Although HR was always lower in the prophylactic phenylephrine infusion group than the other two groups in our study, there was no significant difference in the mean HR between the three groups. Faiz et al. examined the effects of intrathecal injection of magnesium sulfate (MgSO4) to bupivacaine on perioperative shivering in patients undergoing elective cesarean section. No significant difference was observed in the mean of the heart rate between the groups at various time points after blocking (21).

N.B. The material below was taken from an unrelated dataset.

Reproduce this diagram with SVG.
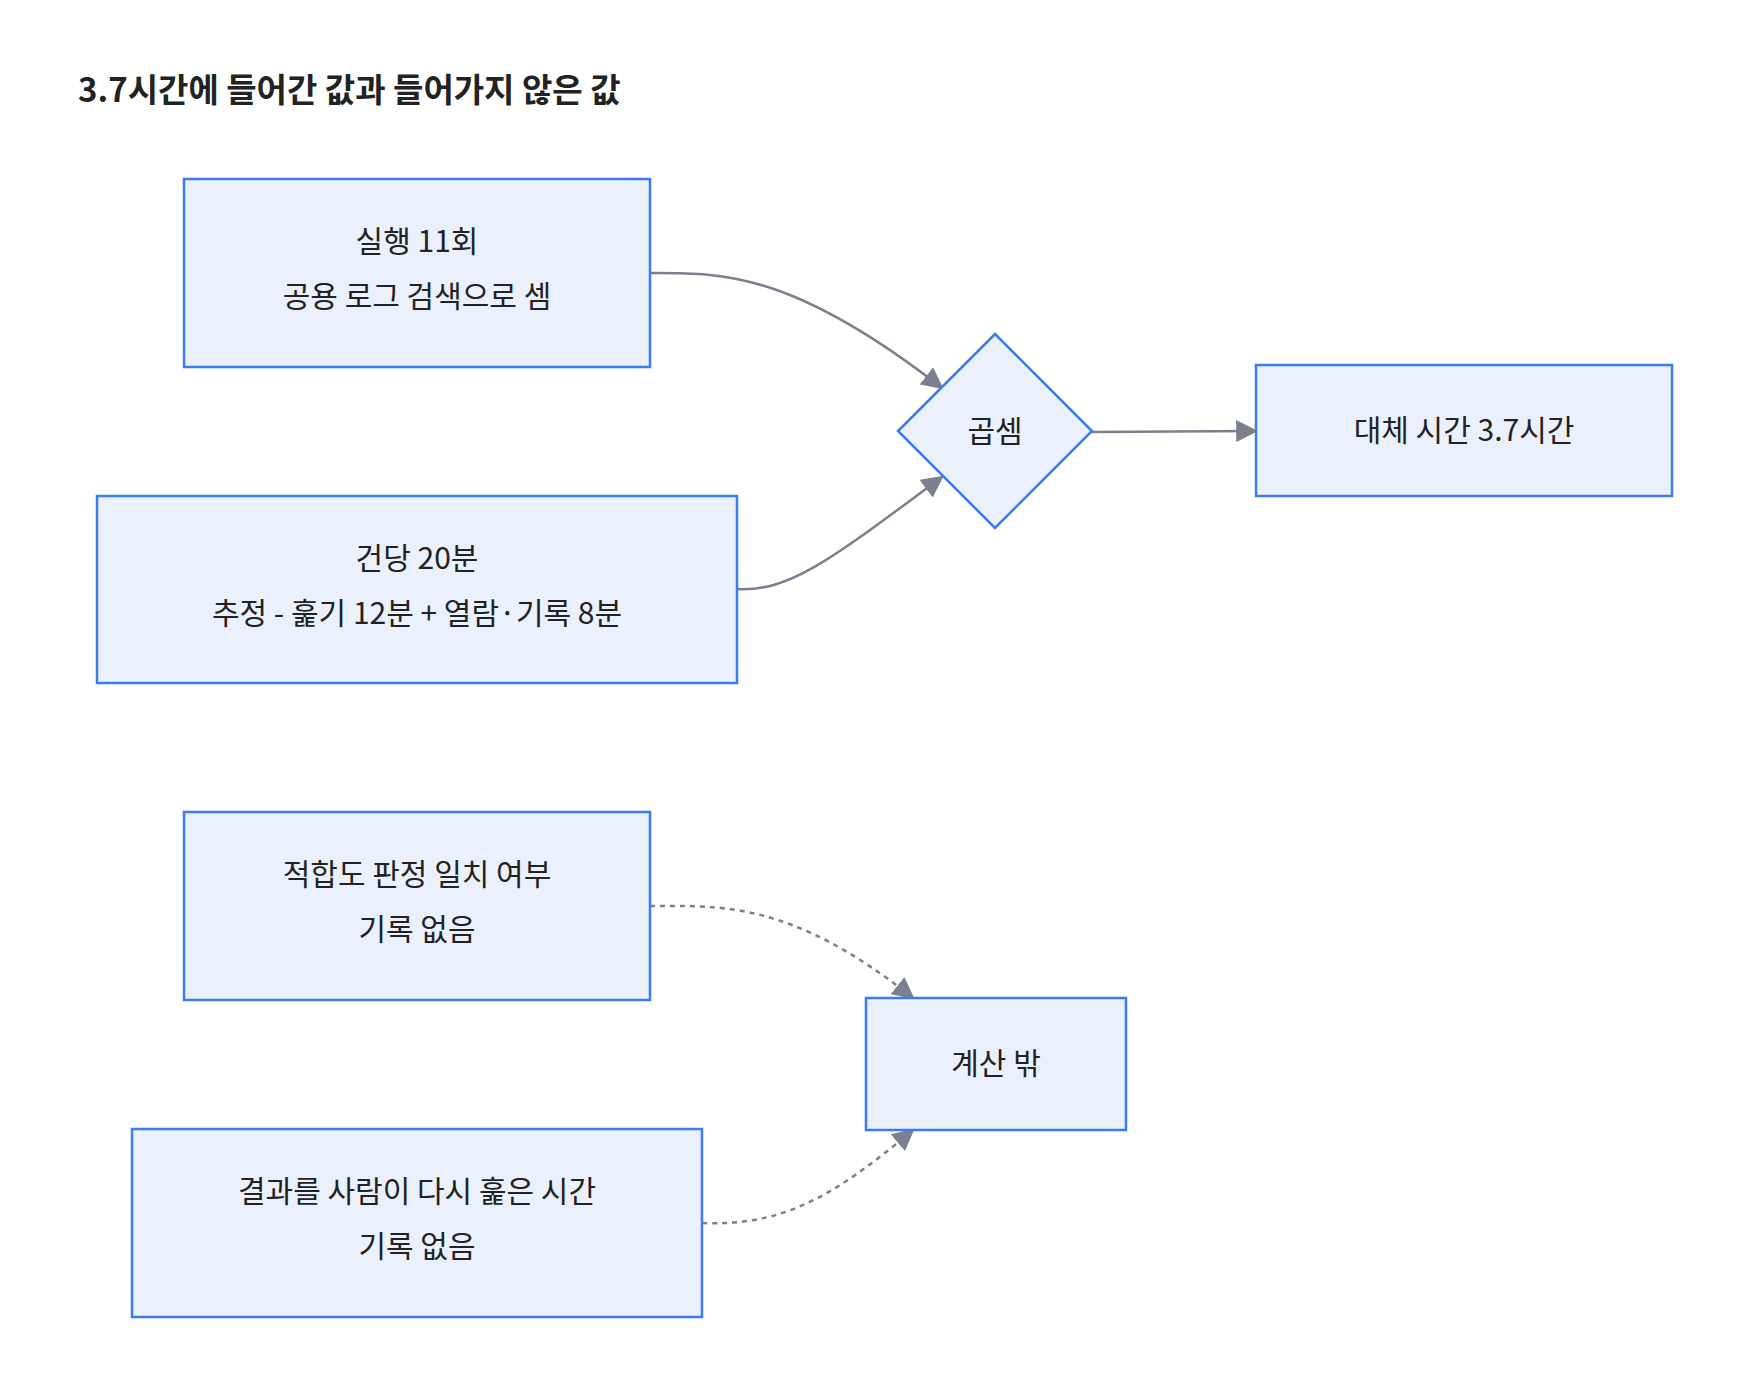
<svg xmlns="http://www.w3.org/2000/svg" width="1760" height="1400" viewBox="0 0 1760 1400">
<style>
.n{fill:#ebf0fd;stroke:#3b7cf0;stroke-width:2.5}
.t{font-family:"Noto Sans CJK KR","Noto Sans",sans-serif;font-size:30px;fill:#222;text-anchor:middle}
.e{fill:none;stroke:#7b7f8e;stroke-width:2.5}
.d{stroke-dasharray:5 5}
</style>
<defs><marker id="a" viewBox="0 0 10 10" refX="9" refY="5" markerWidth="9" markerHeight="9" markerUnits="userSpaceOnUse" orient="auto"><path d="M0,0L10,5L0,10z" fill="#7b7f8e"/></marker>
<marker id="m" viewBox="0 0 10 10" refX="9" refY="5" markerWidth="22" markerHeight="22" markerUnits="userSpaceOnUse" orient="auto"><path d="M0,0L10,5L0,10z" fill="#7b7f8e"/></marker></defs>
<rect width="1760" height="1400" fill="#fff"/>
<text x="78" y="102" style="font-family:'Noto Sans CJK KR',sans-serif;font-size:33px;font-weight:bold;fill:#222">3.7시간에 들어간 값과 들어가지 않은 값</text>
<g id="edges">
<path class="e" d="M650,273 C720,273 790,270 942,388" marker-end="url(#m)"/>
<path class="e" d="M737,589 C790,592 830,560 942,477" marker-end="url(#m)"/>
<path class="e" d="M1092,432 L1256,431" marker-end="url(#m)"/>
<path class="e d" d="M650,906 C720,906 790,900 913,998" marker-end="url(#m)"/>
<path class="e d" d="M702,1223 C780,1226 830,1200 913,1130" marker-end="url(#m)"/>
</g>
<g id="n1"><rect class="n" x="184" y="179" width="466" height="188"/><text class="t" x="417" y="252">실행 11회</text><text class="t" x="417" y="307">공용 로그 검색으로 셈</text></g>
<g id="n2"><rect class="n" x="97" y="496" width="640" height="187"/><text class="t" x="417" y="569">건당 20분</text><text class="t" x="417" y="624">추정 - 훑기 12분 + 열람·기록 8분</text></g>
<g id="n3"><path class="n" d="M995,334L1092,431L995,528L898,431z"/><text class="t" x="995" y="442">곱셈</text></g>
<g id="n4"><rect class="n" x="1256" y="365" width="416" height="131"/><text class="t" x="1464" y="441">대체 시간 3.7시간</text></g>
<g id="n5"><rect class="n" x="184" y="812" width="466" height="188"/><text class="t" x="417" y="885">적합도 판정 일치 여부</text><text class="t" x="417" y="940">기록 없음</text></g>
<g id="n6"><rect class="n" x="132" y="1129" width="570" height="188"/><text class="t" x="417" y="1202">결과를 사람이 다시 훑은 시간</text><text class="t" x="417" y="1257">기록 없음</text></g>
<g id="n7"><rect class="n" x="866" y="998" width="260" height="132"/><text class="t" x="996" y="1074">계산 밖</text></g>
</svg>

Our finding corresponds with the study by Siddik-Sayyid et al. in which they observed no significant difference in HR between the prophylactic phenylephrine infusion and the therapeutic phenylephrine bolus group (17). Faiz et al., assessed the anesthetic effects of adding intrathecal neostigmine or magnesium sulphate to bupivacaine in patients under lower extremities surgeries. As a result it was indicated that the homodynamic status was not significantly different across the study (22).

The three groups in our study had no significant differences in perioperative nausea and vomiting. In a study by George et al., compared the incidence of intraoperative nausea and vomiting in obese patients who received a prophylactic phenylephrine infusion versus those who received phenylephrine boluses undergoing cesarean delivery. Their results revealed that there was no difference in the incidence of intraoperative vomiting between the two groups (23).

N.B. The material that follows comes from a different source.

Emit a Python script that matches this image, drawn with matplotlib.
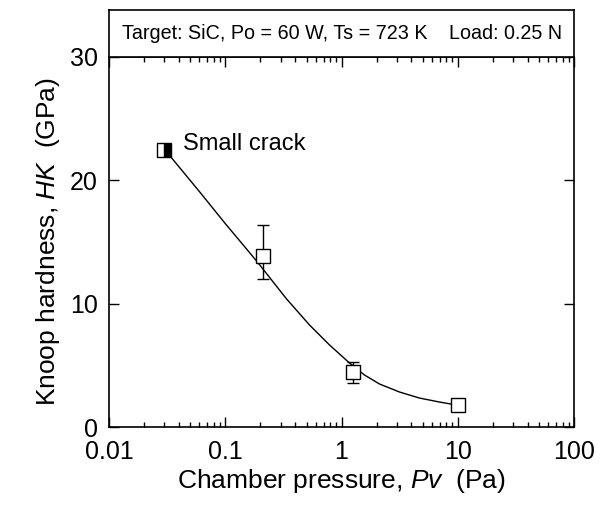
import numpy as np
import matplotlib
matplotlib.use("Agg")
import matplotlib.pyplot as plt
from matplotlib.ticker import LogLocator, FixedLocator, NullFormatter

plt.rcParams['font.family'] = ['Liberation Sans', 'DejaVu Sans']
plt.rcParams['mathtext.fontset'] = 'custom'
plt.rcParams['mathtext.rm'] = 'Liberation Sans'
plt.rcParams['mathtext.it'] = 'Liberation Sans:italic'

# measured hardness vs chamber pressure
pressure = [0.03, 0.21, 1.25, 10.0]
hardness = [22.5, 13.9, 4.5, 1.82]
err_low = [0.0, 1.9, 0.93, 0.0]
err_high = [0.0, 2.5, 0.77, 0.0]

# trend line drawn through the data
curve_p = [0.034, 0.0604, 0.0991, 0.186, 0.337, 0.531, 0.789, 1.172,
           1.575, 2.12, 3.15, 4.68, 6.93, 8.79]
curve_h = [21.9, 19.05, 16.54, 13.46, 10.38, 8.27, 6.65, 5.19,
           4.22, 3.49, 2.84, 2.35, 2.03, 1.86]

fig = plt.figure(figsize=(6.1, 5.08), dpi=100)
ax = fig.add_axes([0.1787, 0.1594, 0.7623, 0.7284])

ax.plot(curve_p, curve_h, color='black', lw=1.0, zorder=2)
ax.errorbar(pressure[1:3], hardness[1:3],
            yerr=[err_low[1:3], err_high[1:3]],
            fmt='none', ecolor='black', elinewidth=1.0, capsize=4.5, capthick=1.0, zorder=2)
ax.plot(pressure[1:], hardness[1:], 's', ms=9.5, mfc='white', mec='black', mew=1.0, zorder=3)
ax.plot(pressure[:1], hardness[:1], 's', ms=9.5, fillstyle='right',
        mfc='black', mfcalt='white', mec='black', mew=1.0, zorder=3)

ax.text(0.0432, 22.5, 'Small crack', fontsize=17, va='baseline', ha='left')

ax.set_xscale('log')
ax.set_xlim(0.01, 100)
ax.set_ylim(0, 30)
ax.set_xticks([0.01, 0.1, 1, 10, 100])
ax.set_xticklabels(['0.01', '0.1', '1', '10', '100'])
ax.xaxis.set_minor_locator(LogLocator(base=10, subs=np.arange(2, 10)))
ax.xaxis.set_minor_formatter(NullFormatter())
ax.yaxis.set_major_locator(FixedLocator([0, 10, 20, 30]))

ax.tick_params(which='both', direction='in', top=True, right=True,
               labelsize=18, width=1.0)
ax.tick_params(axis='x', pad=9.5)
ax.tick_params(axis='y', pad=8)
ax.tick_params(which='major', length=7)
ax.tick_params(which='minor', length=3.5)
for s in ax.spines.values():
    s.set_linewidth(1.2)

ax.set_xlabel('Chamber pressure, $\\it{Pv}$  (Pa)', fontsize=19, labelpad=2)
ax.set_ylabel('Knoop hardness, $\\it{HK}$  (GPa)', fontsize=19, labelpad=6)

# condition header sitting on top of the plot frame
hdr = fig.add_axes([0.1787, 0.8878, 0.7623, 0.0925])
hdr.set_xticks([])
hdr.set_yticks([])
for s in hdr.spines.values():
    s.set_linewidth(1.2)
hdr.text(0.028, 0.5, 'Target: SiC, Po = 60 W, Ts = 723 K', fontsize=14.2,
         va='center', ha='left', transform=hdr.transAxes)
hdr.text(0.975, 0.5, 'Load: 0.25 N', fontsize=14.2,
         va='center', ha='right', transform=hdr.transAxes)

fig.savefig('out.png', dpi=100)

This result was significantly different from the findings of Siddik-Sayyid et al., as nausea and vomiting in their study were significantly lower in the prophylactic infusion group than the bolus group (17). Similarly, in another study by Ngan Kee et al. on the different prophylactic phenylephrine regimens, patients with 100 µg/min infusion dose experienced less nausea and vomiting than the smaller doses of 80 and 90 µg/min phenylephrine infusion (24). Similar to Siddik-Sayyid et al. (17) and Doherty et al. (20) studies, atropine requirement and bradycardia were not significantly different in the patients who received prophylactic phenylephrine infusion in our investigation. We found that patients in the control group and prophylactic phenylephrine bolus need more rescue phenyllephrine doses, and the mean adjuvant phenylephrine doses were greater in these two groups to keep SBP near baseline compared to the infusion group. Although phenylephrine infusion has resulted in greater hypertension in other studies (17, 18, 20), the incidence of hypertension did not differ significantly between phenylephrine infusion and other groups in our study which was consistent with the studies of Heesen et al. (16) and Ngan Kee et al. (24). Comparing different phenylephrine infusion regimens, infusion of 100 µg/min phenylephrine leads to fewer hypotensive episodes than 80 and 90 µg/min doses (24). Although we used smaller phenylephrine infusion dose (50 µg/min) in our study; patients in infusion group saw significantly lower incidence of hypotension compared to bolus and control groups. The higher mean SBP in second minute in control group could be explained by more rescue phenylephrine injection in this group of patients. Apgar score in the first and fifth minutes also did not differ in the three groups in our study which was consistent with other studies (17, 24).

5.1. Limitations

The limitations of the present study included the complete blinding and preparation of placebo, drug syringe pumps, and repeated blood pressure measurements.

5.2. Conclusions

The results of the present research suggested that prophylactic phenylephrine infusion (50 µg/min) reduced the incidence of hypotension more effectively than the prophylactic bolus and therapeutic bolus groups in women undergoing spinal anesthesia for cesarean section, and provided a better hemodynamic stability for the mothers. Nonetheless, more studies are needed to consider other aspects of mother and neonatal well-being in this area.